Tuesday, April 9, 2013

Teaching Students How to Converse - 5 Tips for Drawing Them In

In preparation for my first year as director of our small alternative high school, having known there was a definite "climate" issue, I had put a great deal of time and effort into creating a pleasant, welcoming environment for the students, including a break area especially for the students, complete with lots of wall posters, as well as sofas and chairs from Goodwill, all of which I knew the kids would like because they were "totally ghetto!"

However, during the first week of school, it became apparent to me that the issue was much worse than I had thought. Before school, during break, and during lunch period, I noticed that the two teachers and two para-educators were rarely in the same room where the students were. To put it another way, the students were not using the break area and were choosing the make-shift library, which had no windows and only straight-back chairs and folding tables, rather than gather in the break area I had created for their enjoyment.

When I mentioned to one of the teachers that we needed to have a supervisory presence in the same room where the kids are during these times, she quickly and breathlessly informed me that the students "do not want us in there, so we give them their space." She indicated that the students became verbally hostile toward adults who encroached upon their "private conversations" during these times. So, basically, the kids were actively moving from room to room to be wherever the adults weren't, and they were successfully making the environment less than pleasant for any adults present.

This information disturbed me on three levels: 1) We had a responsibility to supervise properly; 2) The staff had evidently resigned to this bullying behavior; and 3) I had always enjoyed interacting with students during such times as breaks and class changes and could not imagine working in a climate where that was not possible.

The first concern was dealt with easily enough. I simply issued a mandate that at least one adult be present in any room where kids were located -- not only during class, but also before school, between classes, during breaks, and during lunch period. I also made myself available as much as possible during these times to show my administrative support for this new practice. And we did have to explain, reiterate, and explain again why we were there and would not "leave them alone" -- because they wanted to know why we were "spying on them." So this is how the year began, and it was not okay with me.

Through further observation of the environment and conversation with the staff, it became apparent that these young men and women, in their minds, had only ever experienced negative interactions with adults at school -- and, furthermore, that regular, casual, non-threatening, positive interactions with adults had most likely not been a part of their home lives. Even with the adults right there in the room, the students avoided interacting with us whenever possible.

In our team meetings (consisting of two teachers, two para-educators, and me), we discussed this issue in relation to our desire for a positive change in climate. We determined that we needed to model the kind of casual conversations that are appropriate in our environment -- at school, during the school day, between adults and students. We decided that we would all be present as much as possible during the out-of-class minutes of the day, and that we would converse with each other in the presence of the students. We talked about books we were reading, current events, music we liked, our favorite shops and restaurants, recipes, home projects, and so forth.

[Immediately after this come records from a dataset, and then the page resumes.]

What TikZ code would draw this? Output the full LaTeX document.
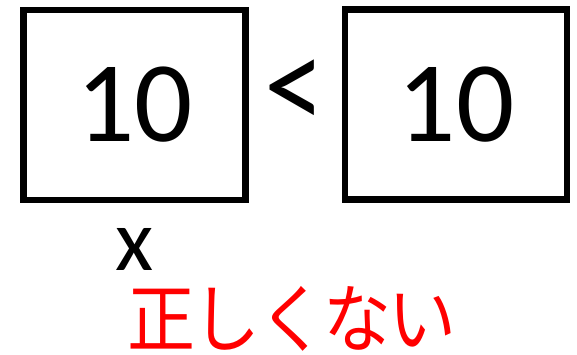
\documentclass[tikz,border=0pt]{standalone}
\usepackage{fontspec}
\setmainfont{Carlito}
\newfontfamily\jpfont{Noto Sans CJK JP}
\begin{document}
\begin{tikzpicture}[x=1pt,y=-1pt,
  numbox/.style={draw=black,line width=6.5pt,minimum width=222pt,minimum height=190pt,inner sep=0pt,font=\fontsize{115}{120}\selectfont},
  lbl/.style={inner sep=0pt}]
\useasboundingbox (0,0) rectangle (577,355);
\node[numbox] (a) at (134.5,105) {10};
\node[numbox] (b) at (456,104.5) {10};
\node[lbl,font=\fontsize{135}{140}\selectfont,xscale=0.9] (lt) at (295,95) {<};
\node[lbl,font=\fontsize{88}{90}\selectfont,anchor=base] (x) at (134.5,270) {x};
\node[lbl,font=\jpfont\fontsize{68}{70}\selectfont,text=red,anchor=base,yscale=1.1] (t) at (292,346) {\addfontfeatures{LetterSpace=-4}正しくない};
\end{tikzpicture}
\end{document}
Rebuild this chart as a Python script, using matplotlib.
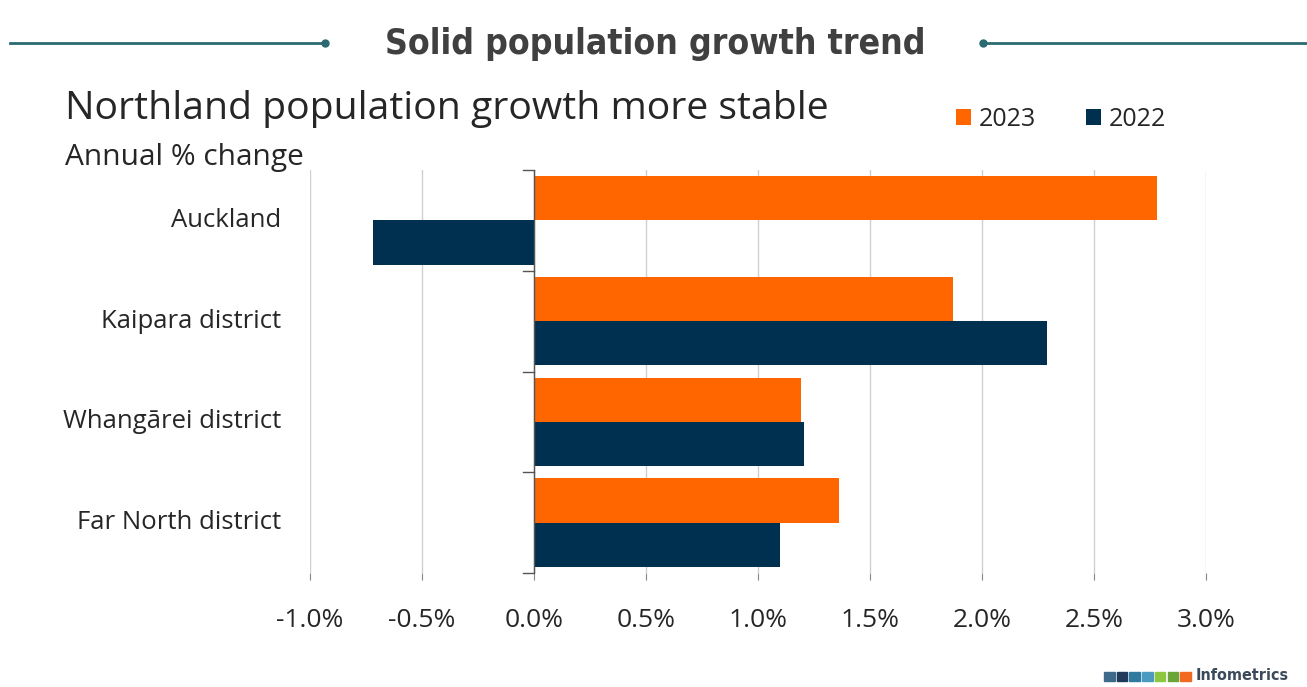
import matplotlib
matplotlib.use("Agg")
import matplotlib.pyplot as plt
import numpy as np

plt.rcParams['font.family'] = ['Open Sans', 'DejaVu Sans']

regions = ["Auckland", "Kaipara district", "Whangārei district", "Far North district"]
growth_2023 = [2.78, 1.87, 1.19, 1.36]
growth_2022 = [-0.72, 2.29, 1.205, 1.10]
x_ticks = [-1.0, -0.5, 0.0, 0.5, 1.0, 1.5, 2.0, 2.5, 3.0]

orange = "#FF6600"
navy = "#00304F"
teal = "#2B6A72"

fig = plt.figure(figsize=(13.07, 6.87), dpi=100)
ax = fig.add_axes([310/1307, 1 - 573/687, (1206 - 310)/1307, (573 - 170)/687])

y = np.arange(len(regions))
h = 0.44
ax.barh(y - h/2, growth_2023, height=h, color=orange, label="2023", zorder=3)
ax.barh(y + h/2, growth_2022, height=h, color=navy, label="2022", zorder=3)

ax.set_xlim(-1.0, 3.0)
ax.set_ylim(len(regions) - 0.5, -0.5)
ax.set_xticks(x_ticks)
ax.set_xticklabels([f"{t:.1f}%" for t in x_ticks], fontsize=19, color="#262626")
ax.tick_params(axis='x', length=5, color="#888888", pad=20)
ax.grid(axis='x', color="#d0d0d0", linewidth=1, zorder=0)
for s in ax.spines.values():
    s.set_visible(False)
ax.axvline(0, color="#555555", linewidth=1, zorder=4)

# category separators on the zero axis
ax.set_yticks([])
for b in np.arange(-0.5, len(regions), 1.0):
    ax.plot([-0.05, 0], [b, b], color="#555555", linewidth=1, zorder=4, clip_on=False)
for i, r in enumerate(regions):
    ax.text(-1.13, i, r, ha='right', va='center', fontsize=18.5, color="#262626")

# title with decorative lines
fig.text(655/1307, 1 - 44/687, "Solid population growth trend", ha='center', va='center',
         fontsize=25.5, fontweight='bold', fontstretch='condensed', color="#404040",
         family=['DejaVu Sans'])
fig.add_artist(plt.Line2D([10/1307, 325/1307], [1 - 43/687] * 2, color=teal, linewidth=2))
fig.add_artist(plt.Line2D([983/1307, 1307/1307], [1 - 43/687] * 2, color=teal, linewidth=2))
fig.add_artist(plt.Line2D([325/1307], [1 - 43/687], marker='o', markersize=5, color=teal))
fig.add_artist(plt.Line2D([983/1307], [1 - 43/687], marker='o', markersize=5, color=teal))

fig.text(65/1307, 1 - 109/687, "Northland population growth more stable", ha='left', va='center',
         fontsize=28.2, color="#262626")
fig.text(65/1307, 1 - 158/687, "Annual % change", ha='left', va='center',
         fontsize=21.5, color="#262626")

# legend
leg = fig.legend(loc='center left', bbox_to_anchor=(951/1307, 1 - 119/687), ncol=2,
                 frameon=False, fontsize=18, handlelength=0.6, handleheight=0.6,
                 columnspacing=2.0, handletextpad=0.3, borderaxespad=0, borderpad=0.2)
for t in leg.get_texts():
    t.set_color("#262626")

# logo
logo_cols = ["#3F6A8A", "#1F3A5A", "#2F7A9F", "#4B9BC0", "#8DC63F", "#6BA539", "#F26A21"]
for i, c in enumerate(logo_cols):
    fig.patches.append(plt.Rectangle(((1104 + i * 12.7)/1307, 1 - 681/687), 10.5/1307, 9/687,
                                     transform=fig.transFigure, color=c))
fig.text(1196/1307, 1 - 676/687, "Infometrics", ha='left', va='center', fontsize=11.5,
         fontweight='bold', fontstretch='condensed', color="#3A4A5A",
         family=['DejaVu Sans'])

fig.savefig("out.png", dpi=100, facecolor="white")
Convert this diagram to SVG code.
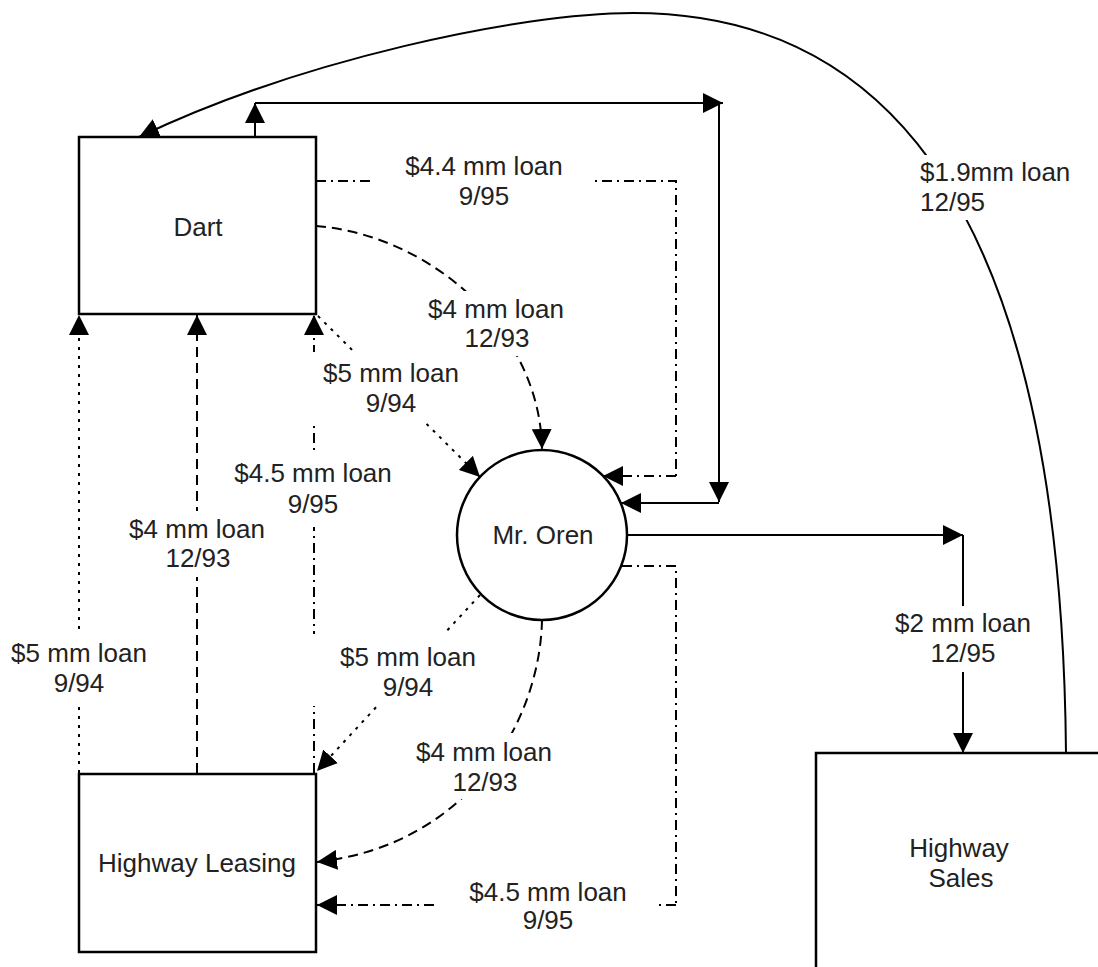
<svg xmlns="http://www.w3.org/2000/svg" width="1098" height="967" viewBox="0 0 1098 967">
<style>
.node{fill:#fff;stroke:#000;stroke-width:2.5}
.c{fill:none;stroke:#000;stroke-width:2}
.solid{marker-end:url(#ah)}
.dash{stroke-dasharray:10 6}
.dot{stroke-dasharray:3 6}
.dd{stroke-dasharray:10 5 2 5}
.arr{marker-end:url(#ah)}
.bg{fill:#fff;stroke:none}
text{font-family:"Liberation Sans",Arial,Helvetica,sans-serif;font-size:26px;fill:#222;text-anchor:middle}
.st{text-anchor:start}
</style>
<defs>
<marker id="ah" viewBox="0 0 20 20" refX="20" refY="10" markerWidth="20" markerHeight="20" markerUnits="userSpaceOnUse" orient="auto">
<path d="M0,0 L20,10 L0,20 z" fill="#000"/>
</marker>
</defs>
<g id="nodes">
<g id="dart"><rect class="node" x="79" y="137" width="237" height="177"/><text x="198" y="236">Dart</text></g>
<g id="oren"><circle class="node" cx="542" cy="535" r="85"/><text x="543" y="544">Mr. Oren</text></g>
<g id="leasing"><rect class="node" x="79" y="774" width="237" height="178"/><text x="197" y="872">Highway Leasing</text></g>
<g id="sales"><rect class="node" x="816" y="753" width="300" height="250"/><text x="959" y="857">Highway</text><text x="961" y="887">Sales</text></g>
</g>
<g id="connectors">
<path class="c arr" d="M255,137 L255,103"/>
<path class="c arr" d="M255,103 L723,103"/>
<path class="c arr" d="M719,103 L719,502"/>
<path class="c arr" d="M719,503 L621,503"/>
<path class="c arr" d="M627,535 L963,535"/>
<path class="c arr" d="M963,535 L963,753"/>
<path class="c arr" d="M1066,753 C1062,300 940,13 633,13 C520,13 300,60 139,137"/>
<path class="c dd" d="M316,181 L676,181 L676,476"/>
<path class="c dd arr" d="M676,476 L603,476"/>
<path class="c dash arr" d="M316,226 C430,235 540,330 542,449"/>
<path class="c dot arr" d="M318,316 L480,477"/>
<path class="c dot arr" d="M79,773 L79,315"/>
<path class="c dash arr" d="M197,773 L197,315"/>
<path class="c dd arr" d="M314,773 L314,315"/>
<path class="c dot arr" d="M480,595 L317,771"/>
<path class="c dash arr" d="M542,620 C540,720 470,845 317,862"/>
<path class="c dd" d="M622,566 L676,566 L676,905"/>
<path class="c dd arr" d="M676,905 L317,905"/>
</g>
<g id="labels">
<rect class="bg" x="372" y="148" width="218" height="64"/>
<text x="484" y="175">$4.4 mm loan</text><text x="484" y="205">9/95</text>
<rect class="bg" x="425" y="291" width="143" height="65"/>
<text x="496" y="318">$4 mm loan</text><text x="497" y="347">12/93</text>
<rect class="bg" x="310" y="352" width="160" height="70"/>
<text x="391" y="382">$5 mm loan</text><text x="391" y="412">9/94</text>
<rect class="bg" x="230" y="455" width="167" height="72"/>
<text x="313" y="482">$4.5 mm loan</text><text x="313" y="513">9/95</text>
<rect class="bg" x="127" y="511" width="140" height="66"/>
<text x="197" y="538">$4 mm loan</text><text x="198" y="567">12/93</text>
<rect class="bg" x="8" y="635" width="142" height="68"/>
<text x="79" y="662">$5 mm loan</text><text x="79" y="692">9/94</text>
<rect class="bg" x="310" y="634" width="170" height="72"/>
<text x="408" y="666">$5 mm loan</text><text x="408" y="696">9/94</text>
<rect class="bg" x="413" y="733" width="143" height="66"/>
<text x="484" y="761">$4 mm loan</text><text x="485" y="791">12/93</text>
<rect class="bg" x="437" y="874" width="218" height="64"/>
<text x="548" y="901">$4.5 mm loan</text><text x="548" y="929">9/95</text>
<rect class="bg" x="893" y="606" width="140" height="66"/>
<text x="963" y="632">$2 mm loan</text><text x="963" y="662">12/95</text>
<rect class="bg" x="915" y="155" width="160" height="65"/>
<text class="st" x="920" y="181">$1.9mm loan</text><text class="st" x="920" y="211">12/95</text>
</g>
</svg>
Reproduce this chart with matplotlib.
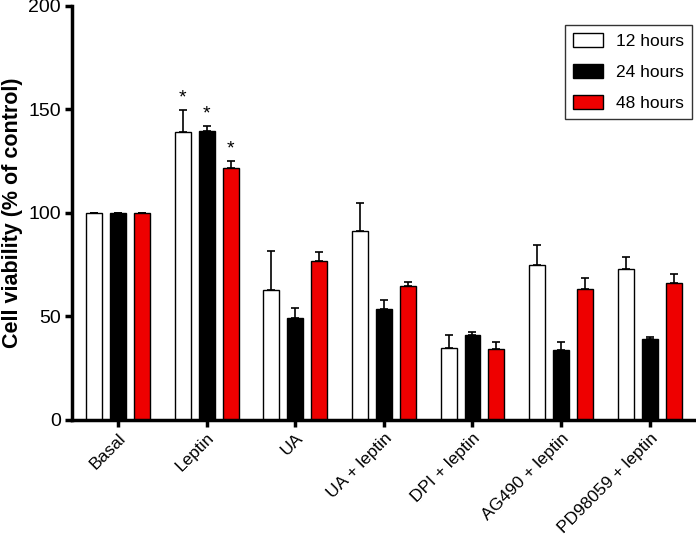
#!/usr/bin/env python3
"""Cell viability bar chart: 12/24/48 hour treatments."""

import matplotlib
matplotlib.use("Agg")
import matplotlib.pyplot as plt
import numpy as np

plt.rcParams["font.family"] = ["Liberation Sans", "DejaVu Sans"]

# ---------------------------------------------------------------------------
# Data
# ---------------------------------------------------------------------------
groups = ["Basal", "Leptin", "UA", "UA + leptin", "DPI + leptin",
          "AG490 + leptin", "PD98059 + leptin"]
series = ["12 hours", "24 hours", "48 hours"]

h12 = [100, 139.3, 62.7, 91.5, 34.8, 74.9, 72.9]
h24 = [100, 139.6, 49.1, 53.6, 41.1, 33.8, 39.1]
h48 = [100, 121.9, 77.0, 64.7, 34.3, 63.4, 66.0]

err12 = [0, 10.5, 18.8, 13.3, 6.0, 9.6, 5.8]
err24 = [0, 2.6, 5.0, 4.4, 1.3, 3.7, 0.9]
err48 = [0, 3.2, 4.0, 1.8, 3.5, 5.3, 4.4]

# significance stars: (group index, series index)
stars = [(1, 0), (1, 1), (1, 2)]

colors = ["white", "black", "#ee0000"]

# ---------------------------------------------------------------------------
# Plot
# ---------------------------------------------------------------------------
fig = plt.figure(figsize=(6.96, 5.37), dpi=100)
ax = fig.add_axes([0.1034, 0.218, 0.895, 0.771])

x = np.arange(len(groups))
width = 0.18
offset = 0.27
values = [h12, h24, h48]
errors = [err12, err24, err48]

for i, (vals, errs) in enumerate(zip(values, errors)):
    pos = x + (i - 1) * offset
    ax.bar(pos, vals, width, color=colors[i], edgecolor="black",
           linewidth=1.0, label=series[i], zorder=2)
    yerr = np.vstack([np.zeros(len(errs)), errs])
    ax.errorbar(pos, vals, yerr=yerr, fmt="none", ecolor="black",
                elinewidth=1.2, capsize=3, capthick=1.2, zorder=1)

for g, s in stars:
    top = values[s][g] + errors[s][g]
    ax.text(x[g] + (s - 1) * offset, top + 1.5, "*", ha="center",
            va="bottom", fontsize=14)

ax.set_xlim(-0.52, 6.51)
ax.set_ylim(0, 200)
ax.set_yticks([0, 50, 100, 150, 200])
ax.set_xticks(x)
ax.set_xticklabels(groups, rotation=45, ha="right", rotation_mode="anchor",
                   fontsize=12.5)
ax.tick_params(axis="y", labelsize=14, width=2.5, length=5, pad=3)
ax.tick_params(axis="x", width=2.5, length=5, pad=2.5)
ax.set_ylabel("Cell viability (% of control)", fontsize=15.5,
              fontweight="bold", labelpad=4)

for side in ["top", "right"]:
    ax.spines[side].set_visible(False)
for side in ["left", "bottom"]:
    ax.spines[side].set_linewidth(2.5)

leg = ax.legend(loc="upper right", bbox_to_anchor=(0.995, 0.954),
                borderaxespad=0, fontsize=12.5, frameon=True, fancybox=False,
                edgecolor="black", handlelength=1.75, handleheight=0.9,
                labelspacing=0.85, borderpad=0.45, handletextpad=0.75)
leg.get_frame().set_linewidth(1.0)

plt.savefig("out.png", dpi=100)
plt.close()
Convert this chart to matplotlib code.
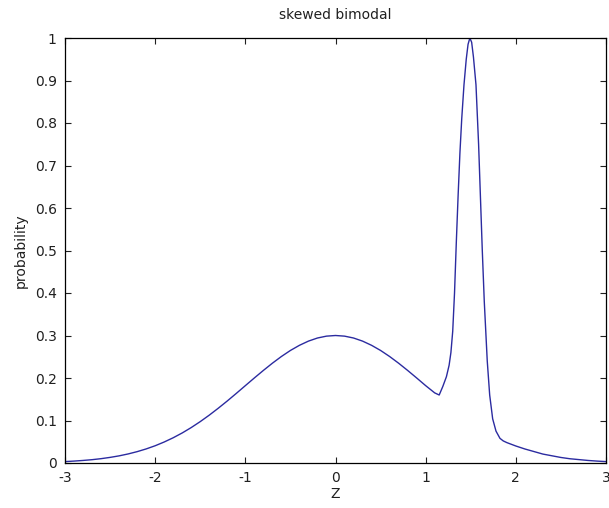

An interesting thing started to happen. Every so often, a student would connect something we were discussing with a person, place, or experience from their own lives, and they'd speak up and share. We continued in this manner until we were noticing a definite increase in students sharing, and then we "kicked it up a notch," as famous chef Emeril Lagasse would say: we started actively addressing questions to the students.

To make a long story a bit shorter, we continued to be present (in force) in the room, converse with each other, and invite students to join our conversation, and by the end of the year, the minutes outside of class, which the staff had previously dreaded, became the adults' favorite times of the day. We suspect the students enjoyed those times, too, as more of them arrived at school earlier as the year went on, and the break area furniture's capacity was stretched daily as they all claimed their favorite spots, as humans habitually do.

I am sure there is actual research out there, official guides and curricula designed to teach the art of conversation, but this article describes what we did -- and it worked. I am also sure that our small number of students (fewer than 20) and our small facility (really only four rooms and the break area) were factors in the way this worked out for us. But it did work.  Our "5 Tips for Drawing Them In" would have to be as follows:
  1. Be present among the students.
  2. Be insistent about where students are allowed to be and where adults must be (where the students are) during out-of-class times. If the area is large, insist that the adults circulate and interact with students. Model this. Be a part of it.
  3. Go out of your way to learn as much about the students' lives and interests as possible.
  4. Converse in their presence, with or without their participation. Use the "stuff" you learned about them in step 2 as subject matter. Share about your life and interests so that they can know you are human and have human dreams, frustrations, problems, faults, joys, and pain. They are listening, whether they are participating or not.
  5. The students who are the most difficult to approach are the ones who need it the most. Find a way to be persistent about drawing them in. Devise reasons and topics for seeking them out and starting a conversation with them/their group.